La passivité, au même titre que l’activité, renvoie en fait au fonctionnement de la pulsion* conçue comme « un morceau d’activité », mais dont la satisfaction peut parfois être atteinte grâce au « retournement de l’activité vers la passivité ». Il n’y a pas, d’après Freud, des pulsions actives et des pulsions passives, mais c’est le but même de ces pulsions qui revêt un caractère soit actif, soit passif.
Si l’on veut aborder séparément la passivité, on retrouve ce but pulsionnel dans l’exhibitionnisme, où la personne jouit du regard concupiscent de l’autre, et aussi dans le masochisme*, où la personne jouit d’être avilie. En fait, on s’aperçoit que la personnalité  masochiste n’existe que dans la mesure où il trouve son opposé complémentaire, le sadique. En effet, au niveau fantasmatique comme dans son comportement, la personne masochiste n’assouvit vraiment sa pulsion que si elle est en contact avec une personne sadique.
Autant le couple actif-passif est inséparable, autant le couple sadisme-masochisme fait partie de la même réalité psychique jusqu’à former un ensemble cohérent et complémentaire : le sado-masochisme.
Enfin, si Freud a souvent assimilé les couples d’opposés actif-passif et masculin-féminin, il n’en a pas moins averti de se garder d’associer l’activité à la masculinité et la passivité à la féminité vers la fin de sa vie, quoiqu’il ait effectivement relié dans sa clinique et sa théorie psychosexuelle ce qui est passif à ce qui est féminin, châtré et masochiste… Néanmoins, on retiendra essentiellement que Freud considéra l’activité et la passivité comme des « caractères fondamentaux…constitutifs de la sexualité en général » (S. Freud, Trois essais sur la théorie sexuelle)
 
Freud (1905) : "Nous constatons que certaines tendances perverses se présentent régulièrement par couples d'opposés, ce qui revêt une grande importance théorique". Les couples sadisme/ masochisme, voyeurisme/exhibitionnisme, etc., forment, en effet, des couples d'éléments antagonistes qui sont les aspects actif et passif de la même pulsion partielle. Ces couples d'opposés, s'ils sont particulièrement visibles dans les perversions, se retrouvent régulièrement dans les névroses.

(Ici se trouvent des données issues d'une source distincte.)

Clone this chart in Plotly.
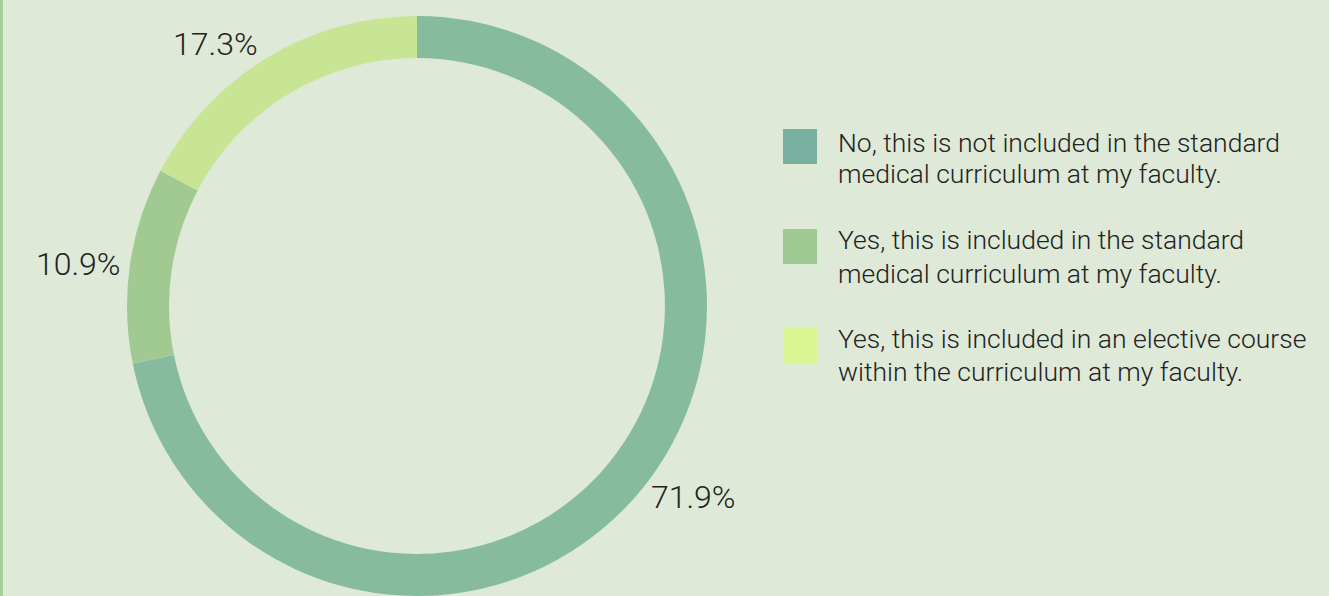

Comme l'écrivent Laplanche et Pontalis : "Au-delà de ces données cliniques, la notion de couples d'opposés s'inscrit dans ce qui fut, pour la pensée de Freud, une exigence constante :
un dualisme fondamental permettant, en dernière analyse, de rendre compte du conflit"
(1967).

On rencontre constamment, dans les écrits freudiens, des mots tels que : opposition, couples d'opposés, polarité, etc., et cela non seulement au niveau descriptif, mais également au niveau théorique ; par exemple : actif/passif, phallique/castré, plaisir/déplaisir, mais aussi dans la notion d'ambivalence et, de façon plus fondamentale encore, dans l'opposition des pulsions de vie et des pulsions de mort.
"On notera que les termes ainsi couplés appartiennent à un même niveau et sont irréductibles l'un à l'autre ; ils ne sauraient s'engendrer mutuellement par une dialectique, mais sont à l'origine de tout conflit et le moteur de toute dialectique" (Laplanche et Pontalis, 1967).